The October 2015 Polish elections placed the pre-crash, pro-Western conservative Law and Justice party back in power.  Because the new government sought to clear out embedded Russian propagandists and lackeys, as well as to halt unfettered, costly immigration of restless, anti-Western Muslim youth – to the chagrin of America’s liberal media – it was quickly tagged, by America, as too far right.

Poland’s newly elected center-right government has now sued Russia for the return of the Smolensk plane, the black box, and all material from the crash scene.  It sought a truthful inquiry.  In a January 22, 2016 conference with the Polish delegation in Moscow, the Russians stated that the return of the wreckage of the Polish plane would be possible “after the investigation is completed” and only after mutual agreement regarding the cause of the crash – a clear admission by the Russians that their perfidy will be obvious once the evidence is in neutral hands.

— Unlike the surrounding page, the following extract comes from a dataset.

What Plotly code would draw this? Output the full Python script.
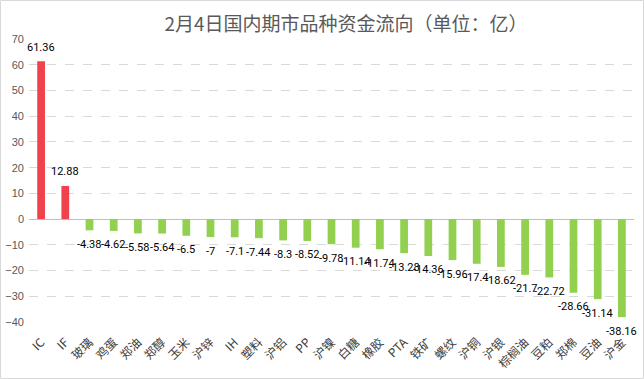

It took Poland’s minister of national defense, Antoni Macierewicz, who chaired Poland’s parliamentary investigation, to challenge Putin’s version of the crash.  It remains to be seen how our media explains Poland’s independence and ability to manage its own affairs now.  Yet Putin bides his time, knowing that a fresh supply of his Russian-Polish operatives will tighten control of Poland and tamp down the nascent calls for justice to once again bring this noisy, untrained cur of a former satellite back under the control Russia had before the recent elections.  And he has America – and our media – on his side to make that undemocratic silencing happen.